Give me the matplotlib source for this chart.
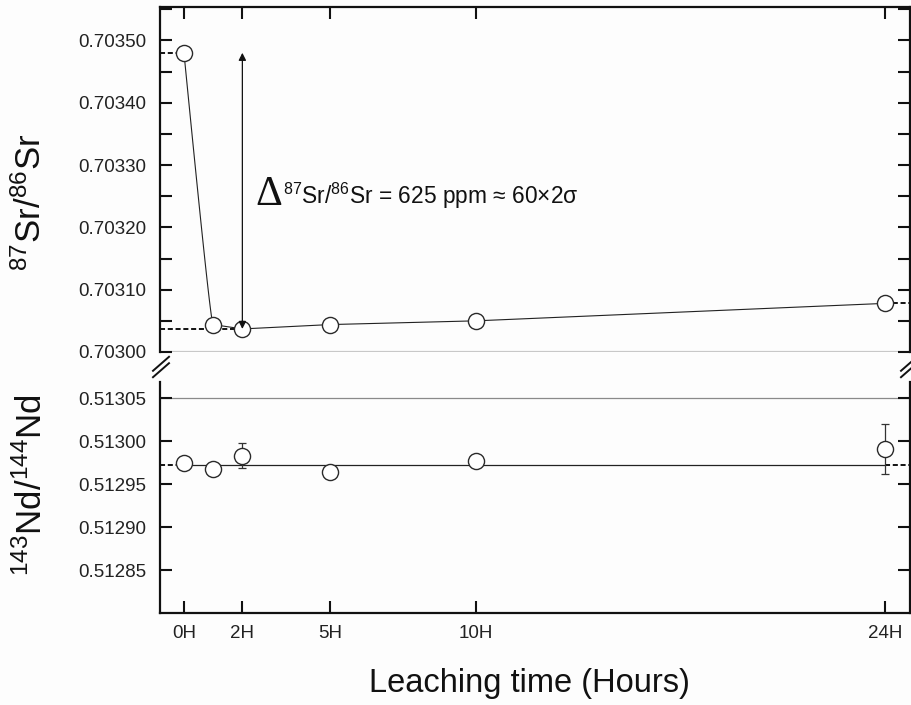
import numpy as np
import matplotlib
matplotlib.use("Agg")
import matplotlib.pyplot as plt
from matplotlib.lines import Line2D

plt.rcParams['font.family'] = ['Liberation Sans', 'DejaVu Sans']
plt.rcParams['mathtext.fontset'] = 'custom'
plt.rcParams['mathtext.rm'] = 'Liberation Sans'
plt.rcParams['mathtext.it'] = 'Liberation Sans:italic'

# ---- data ----
hours = [0, 1, 2, 5, 10, 24]
sr_ratio = [0.703480, 0.703044, 0.703037, 0.703044, 0.703050, 0.703078]
nd_ratio = [0.512974, 0.512968, 0.512983, 0.512964, 0.512977, 0.512991]
nd_err = [0.0, 0.0, 0.0000145, 0.0, 0.0, 0.000029]
nd_reference = 0.512972
xtick_pos = [0, 2, 5, 10, 24]
xtick_labels = ['0H', '2H', '5H', '10H', '24H']
sr_ticks = [0.70300, 0.70310, 0.70320, 0.70330, 0.70340, 0.70350]
nd_ticks = [0.51285, 0.51290, 0.51295, 0.51300, 0.51305]

BG = '#fdfdfd'
INK = '#111111'
fig = plt.figure(figsize=(9.12, 7.05), dpi=100, facecolor=BG)
W_PX, H_PX = 912, 705

def fig_rect(l, t, r, b):
    return [l / W_PX, 1 - b / H_PX, (r - l) / W_PX, (b - t) / H_PX]

ax1 = fig.add_axes(fig_rect(160, 7.3, 910, 352))
ax2 = fig.add_axes(fig_rect(160, 381.7, 910, 613))
xlim = (-0.82, 24.86)

for ax in (ax1, ax2):
    ax.set_facecolor(BG)
    ax.set_xlim(*xlim)
    for s in ax.spines.values():
        s.set_linewidth(1.6)
        s.set_color(INK)
    ax.tick_params(which='both', direction='in', length=8.6, width=1.5,
                   color=INK, labelsize=13.5, labelcolor='#222222', pad=10)
    ax.set_xticks(xtick_pos)

# ---- top panel ----
ax1.spines['bottom'].set_visible(False)
ax1.set_ylim(0.70300, 0.703553)
ax1.set_yticks(sr_ticks)
ax1.set_yticklabels([f'{v:.5f}' for v in sr_ticks])
ax1.set_yticks(np.arange(0.70305, 0.70355, 0.0001), minor=True)
ax1.tick_params(axis='x', which='both', top=True, bottom=False,
                labeltop=False, labelbottom=False)
ax1.tick_params(axis='y', which='both', left=True, right=True)
ax1.axhline(0.70300, color='#c8c8c8', lw=1.6, zorder=1)

# smooth drop 0H -> 1H (cubic Bezier built from the two data points)
t = np.linspace(0, 1, 80)
x0, x1 = hours[0], hours[1]
y0, y1 = sr_ratio[0], sr_ratio[1]
px = [x0, x0 + 0.55 * (x1 - x0), x0 + 0.93 * (x1 - x0), x1]
py = [y0, y0 + 0.6 * (y1 - y0), y1, y1]
bern = [(1 - t) ** 3, 3 * t * (1 - t) ** 2, 3 * t ** 2 * (1 - t), t ** 3]
bx = sum(b * p for b, p in zip(bern, px))
by = sum(b * p for b, p in zip(bern, py))
ax1.plot(bx, by, color='#222222', lw=0.8, zorder=2)
ax1.plot(hours[1:], sr_ratio[1:], color='#222222', lw=0.8, zorder=2)

dash_kw = dict(color=INK, lw=1.4, dashes=(2.6, 1.4), zorder=2, clip_on=False)
ax1.plot([xlim[0], hours[0]], [sr_ratio[0]] * 2, **dash_kw)
ax1.plot([xlim[0], hours[2]], [sr_ratio[2]] * 2, **dash_kw)
ax1.plot([hours[-1], xlim[1]], [sr_ratio[-1]] * 2, **dash_kw)

ax1.plot(hours, sr_ratio, 'o', ms=11.6, mfc='white', mec='#2a2a2a', mew=1.0, zorder=3)

ax1.annotate('', xy=(hours[2], sr_ratio[0]), xytext=(hours[2], sr_ratio[2]),
             arrowprops=dict(arrowstyle='<|-|>', color=INK, lw=0.9,
                             shrinkA=0, shrinkB=0, mutation_scale=11), zorder=4)
ax1.text(2.43, 0.703236, 'Δ', family=['Liberation Serif'], fontsize=30,
         va='baseline', ha='left', color=INK)
ax1.text(3.38, 0.703237, r'$^{87}$Sr/$^{86}$Sr = 625 ppm ≈ 60×2σ', fontsize=16.4,
         va='baseline', ha='left', color=INK)

# ---- bottom panel ----
ax2.spines['top'].set_visible(False)
ax2.set_ylim(0.51280, 0.513069)
ax2.set_yticks(nd_ticks)
ax2.set_yticklabels([f'{v:.5f}' for v in nd_ticks])
ax2.set_xticklabels(xtick_labels)
ax2.tick_params(axis='x', top=False, bottom=True, pad=8.5)
ax2.tick_params(axis='y', left=True, right=True)
ax2.axhline(0.51305, color='#8a8a8a', lw=0.9, zorder=1)

ax2.plot([hours[0], hours[-1]], [nd_reference] * 2, color='#222222', lw=0.9, zorder=2)
ax2.plot([xlim[0], hours[0]], [nd_reference] * 2, **dash_kw)
ax2.plot([hours[-1], xlim[1]], [nd_reference] * 2, **dash_kw)

for h, v, e in zip(hours, nd_ratio, nd_err):
    if e > 0:
        ax2.errorbar(h, v, yerr=e, fmt='none', ecolor='#333333', elinewidth=0.9,
                     capsize=3.2, capthick=0.9, zorder=2.5)
ax2.plot(hours, nd_ratio, 'o', ms=11.6, mfc='white', mec='#2a2a2a', mew=1.0, zorder=3)

# ---- labels ----
fig.text(31 / W_PX, 1 - 202 / H_PX, r'$^{87}$Sr/$^{86}$Sr', rotation=90,
         fontsize=25, ha='center', va='center', color=INK)
fig.text(31.5 / W_PX, 1 - 485 / H_PX, r'$^{143}$Nd/$^{144}$Nd', rotation=90,
         fontsize=25, ha='center', va='center', color=INK)
fig.text(529 / W_PX, 1 - 683.5 / H_PX, 'Leaching time (Hours)', fontsize=23.5,
         ha='center', va='center', color=INK)

# ---- axis break marks ----
def break_mark(cx_px, cy_px):
    for off in (-3.2, 3.2):
        xs = [(cx_px - 8) / W_PX, (cx_px + 8) / W_PX]
        ys = [1 - (cy_px + off + 7) / H_PX, 1 - (cy_px + off - 7) / H_PX]
        fig.add_artist(Line2D(xs, ys, transform=fig.transFigure, color=INK, lw=1.4))

break_mark(161, 367)
break_mark(909, 367)

fig.savefig('out.png', dpi=100, facecolor=BG)
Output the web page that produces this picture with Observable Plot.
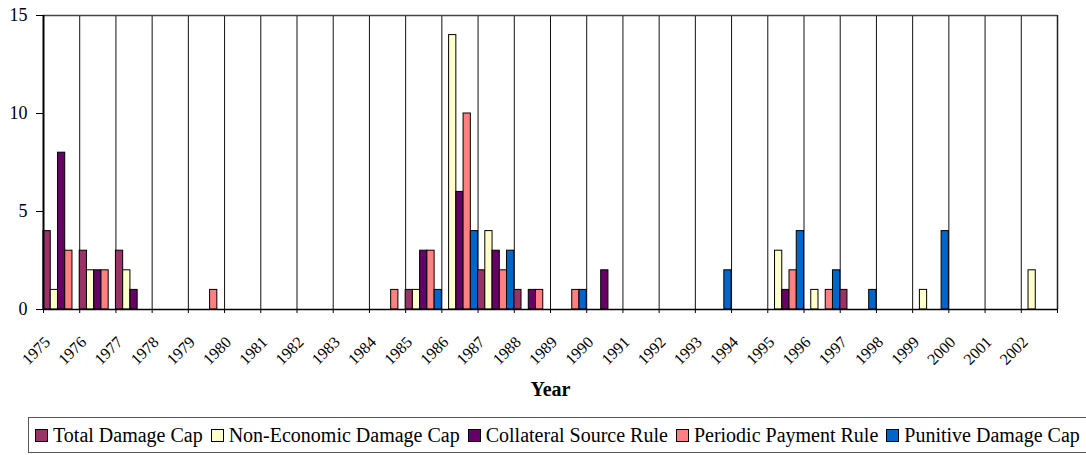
<!DOCTYPE html>
<html>
<head>
<meta charset="utf-8">
<script src="https://cdn.jsdelivr.net/npm/d3@7"></script>
<script src="https://cdn.jsdelivr.net/npm/@observablehq/plot@0.6"></script>
<style>
  body { margin: 0; background: #fff; font-family: 'Liberation Serif', 'Times New Roman', 'DejaVu Serif', serif; }
  #legend {
    margin-left: 28px; margin-top: 5px; width: 1070px; height: 36px;
    border: 1px solid #555; box-sizing: border-box;
    display: flex; align-items: center; padding-left: 6px;
    font-size: 20px; white-space: nowrap; color: #000;
    font-family: 'Liberation Serif', 'Times New Roman', 'DejaVu Serif', serif;
  }
  .item { display: flex; align-items: center; margin-right: 8px; }
  .sw { width: 11px; height: 11px; border: 1px solid #000; margin-right: 5px; }
</style>
</head>
<body>
<div id="chart"></div>
<div id="legend"></div>
<script>
const years = [1975,1976,1977,1978,1979,1980,1981,1982,1983,1984,1985,1986,1987,1988,1989,1990,1991,1992,1993,1994,1995,1996,1997,1998,1999,2000,2001,2002];
const seriesNames = ["Total Damage Cap","Non-Economic Damage Cap","Collateral Source Rule","Periodic Payment Rule","Punitive Damage Cap"];
const seriesColors = ["#993366","#FFFFCC","#660066","#FF8080","#0066CC"];
//                      75 76 77 78 79 80 81 82 83 84 85 86 87 88 89 90 91 92 93 94 95 96 97 98 99 00 01 02
const totalDamageCap  = [4, 3, 3, 0, 0, 0, 0, 0, 0, 0, 1, 0, 2, 1, 0, 0, 0, 0, 0, 0, 0, 0, 1, 0, 0, 0, 0, 0];
const nonEconomicCap  = [1, 2, 2, 0, 0, 0, 0, 0, 0, 0, 1,14, 4, 0, 0, 0, 0, 0, 0, 0, 3, 1, 0, 0, 1, 0, 0, 2];
const collateralRule  = [8, 2, 1, 0, 0, 0, 0, 0, 0, 0, 3, 6, 3, 1, 0, 2, 0, 0, 0, 0, 1, 0, 0, 0, 0, 0, 0, 0];
const periodicPayment = [3, 2, 0, 0, 1, 0, 0, 0, 0, 1, 3,10, 2, 1, 1, 0, 0, 0, 0, 0, 2, 1, 0, 0, 0, 0, 0, 0];
const punitiveCap     = [0, 0, 0, 0, 0, 0, 0, 0, 0, 0, 1, 4, 3, 0, 1, 0, 0, 0, 2, 0, 4, 2, 1, 0, 4, 0, 0, 0];
const yTicks = [0, 5, 10, 15];

const seriesValues = [totalDamageCap, nonEconomicCap, collateralRule, periodicPayment, punitiveCap];
const data = [];
seriesValues.forEach((vals, s) => {
  vals.forEach((v, i) => {
    if (v > 0) data.push({year: years[i], s, series: seriesNames[s], value: v});
  });
});
const boundaries = [...years, years[years.length - 1] + 1];
const font = "'Liberation Serif', 'Times New Roman', 'DejaVu Serif', serif";

const chart = Plot.plot({
  width: 1086,
  height: 412,
  marginLeft: 43,
  marginRight: 29,
  marginTop: 15,
  marginBottom: 103,
  style: {fontFamily: font, background: "#fff", color: "#000"},
  x: {type: "linear", domain: [boundaries[0], boundaries[boundaries.length - 1]]},
  y: {domain: [0, 15]},
  color: {domain: seriesNames, range: seriesColors},
  marks: [
    Plot.ruleX(boundaries.slice(1, -1), {y1: 0, y2: 15, stroke: "#111", strokeWidth: 1}),
    Plot.rectY(data, {
      x1: d => d.year + d.s / 5,
      x2: d => d.year + (d.s + 1) / 5,
      y: "value",
      fill: "series",
      stroke: "#000",
      strokeWidth: 1
    }),
    Plot.ruleY([15], {stroke: "#444", strokeWidth: 1.5}),
    Plot.ruleX([boundaries[boundaries.length - 1]], {y1: 0, y2: 15, stroke: "#222", strokeWidth: 1.5}),
    Plot.ruleX([boundaries[0]], {y1: 0, y2: 15, stroke: "#000", strokeWidth: 2}),
    Plot.ruleY([0], {stroke: "#000", strokeWidth: 1.5}),
    Plot.axisY({ticks: yTicks, tickSize: 7, tickPadding: 9, fontSize: 18, fontFamily: font, label: null, tickFormat: d => String(d)}),
    Plot.axisX({ticks: boundaries, tickSize: 4, tickFormat: () => "", label: null}),
    Plot.text(years, {
      x: d => d, frameAnchor: "bottom", text: d => String(d),
      rotate: -45, textAnchor: "end", lineAnchor: "middle",
      dx: 4, dy: 30, fontSize: 16, fontFamily: font, fill: "#000"
    }),
    Plot.text(["Year"], {frameAnchor: "bottom", dy: 86, fontSize: 20, fontWeight: "bold", fontFamily: font, text: d => d})
  ]
});
document.getElementById("chart").appendChild(chart);

const legend = document.getElementById("legend");
seriesNames.forEach((name, i) => {
  const item = document.createElement("div");
  item.className = "item";
  const sw = document.createElement("div");
  sw.className = "sw";
  sw.style.background = seriesColors[i];
  item.appendChild(sw);
  const t = document.createElement("span");
  t.textContent = name;
  item.appendChild(t);
  legend.appendChild(item);
});
</script>
</body>
</html>
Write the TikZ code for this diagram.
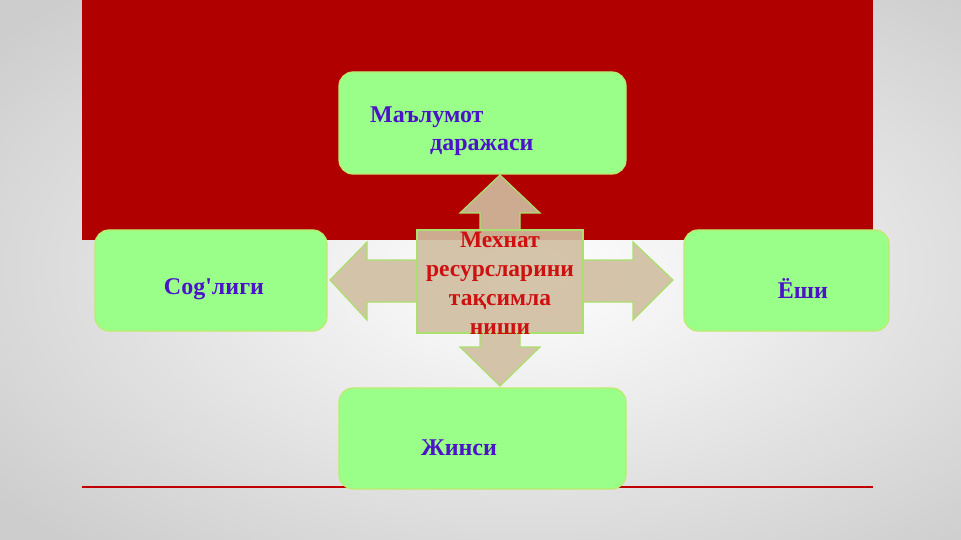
\documentclass[tikz,border=0pt]{standalone}
\usepackage{fontspec}
\setmainfont{Liberation Serif}
\definecolor{darkred}{RGB}{176,0,0}
\definecolor{lineRed}{RGB}{192,0,0}
\definecolor{boxfill}{RGB}{153,255,136}
\definecolor{boxline}{RGB}{190,235,110}
\definecolor{txtblue}{RGB}{75,20,200}
\definecolor{txtred}{RGB}{205,16,16}
\definecolor{tan}{RGB}{208,190,160}
\definecolor{arrline}{RGB}{170,225,110}
\definecolor{bggrey}{RGB}{205,205,205}
\tikzset{
  box/.style={draw=boxline, line width=1.2pt, fill=boxfill, rounded corners=14pt, inner sep=0pt},
  boxtext/.style={text=txtblue, font=\bfseries\fontsize{24}{27}\selectfont, inner sep=0pt},
  centertext/.style={text=txtred, font=\bfseries\fontsize{23.5}{29}\selectfont, align=center, inner sep=0pt},
  quad/.style={fill=tan, fill opacity=0.9, draw=arrline, line width=1.2pt, line join=miter}
}
\begin{document}
\begin{tikzpicture}[x=1pt,y=-1pt]
\useasboundingbox (0,0) rectangle (961,540);
\shade[inner color=white, outer color=bggrey] (-150,-100) rectangle (1200,640);
\fill[darkred] (82,0) rectangle (873,240);
\draw[lineRed, line width=1.5pt] (82,487) -- (873,487);
% four-way arrow
\draw[quad] (500,175) -- (540,213) -- (520,213) -- (520,230) -- (583,230) -- (583,260)
  -- (633,260) -- (633,242) -- (673,280) -- (633,320) -- (633,302) -- (583,302)
  -- (583,333) -- (520,333) -- (520,347) -- (540,347) -- (500,386) -- (460,347)
  -- (480,347) -- (480,333) -- (417,333) -- (417,302) -- (367,302) -- (367,320)
  -- (330,280) -- (367,242) -- (367,260) -- (417,260) -- (417,230) -- (480,230)
  -- (480,213) -- (460,213) -- cycle;
\draw[draw=arrline, line width=1.2pt] (417,230) rectangle (583,333);
\node[centertext] (center) at (500,283) {Мехнат\\ресурсларини\\тақсимла\\ниши};
% boxes
\node[box, minimum width=287pt, minimum height=102pt] (top) at (482.5,123) {};
\node[box, minimum width=232pt, minimum height=101pt] (left) at (211,280.5) {};
\node[box, minimum width=205pt, minimum height=101pt] (right) at (786.5,280.5) {};
\node[box, minimum width=287pt, minimum height=101pt] (bottom) at (482.5,438.5) {};
\node[boxtext, anchor=west] (t1) at (370,117) {Маълумот};
\node[boxtext, anchor=west] (t2) at (430,147) {даражаси};
\node[boxtext] (l1) at (214,289) {Cog\textquotesingle лиги};
\node[boxtext] (r1) at (803,289) {Ёши};
\node[boxtext] (b1) at (459,448) {Жинси};
\end{tikzpicture}
\end{document}
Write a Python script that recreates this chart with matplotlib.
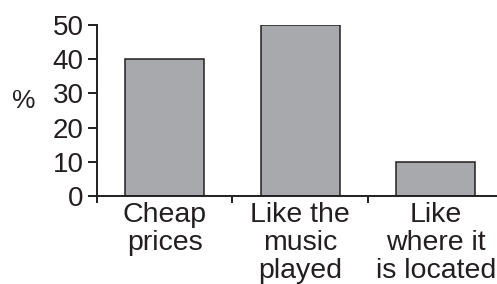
import matplotlib.pyplot as plt
import numpy as np

# Data
categories = ['Cheap\nprices', 'Like the\nmusic\nplayed', 'Like\nwhere it\nis located']
percent = [40, 50, 10]
y_ticks = [0, 10, 20, 30, 40, 50]

plt.rcParams['font.family'] = ['Liberation Sans', 'DejaVu Sans']

ink = '#231f20'
fig = plt.figure(figsize=(4.97, 2.84), dpi=100)
ax = fig.add_axes([97 / 497, 88 / 284, 406.5 / 497, 171 / 284])

x = np.arange(len(categories)) + 0.5
ax.bar(x, percent, width=0.58, color='#a7a9ac', edgecolor=ink, linewidth=1.1, zorder=2)

ax.set_xlim(0, 3)
ax.set_ylim(0, 50)

# spines
for s in ['top', 'right']:
    ax.spines[s].set_visible(False)
for s in ['left', 'bottom']:
    ax.spines[s].set_color(ink)
    ax.spines[s].set_linewidth(1.4)
    ax.spines[s].set_zorder(3)

ax.set_yticks(y_ticks)
ax.tick_params(axis='y', length=6.5, width=1.4, color=ink, labelsize=20,
               labelcolor=ink, pad=3)

# category labels at centres, separator ticks at boundaries
ax.set_xticks(x)
ax.set_xticklabels(categories, linespacing=1.1)
ax.set_xticks([0, 1, 2, 3], minor=True)
ax.tick_params(axis='x', which='major', length=0, labelsize=20.5, labelcolor=ink, pad=4)
ax.tick_params(axis='x', which='minor', length=5, width=1.4, color=ink)

fig.text(24 / 497, 1 - 101 / 284, '%', fontsize=19, color=ink, ha='center', va='center')

plt.savefig('out.png', dpi=100)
═══
▶ _Your instructions_
Write out the lines from the start of the material to the line with "from matplotlib.lines import Line2D", inclusive and exactly. Skip the pictures.

▶ _Full output_
Give me the matplotlib source for this chart.
import numpy as np
import matplotlib
matplotlib.use("Agg")
import matplotlib.pyplot as plt
from matplotlib.lines import Line2D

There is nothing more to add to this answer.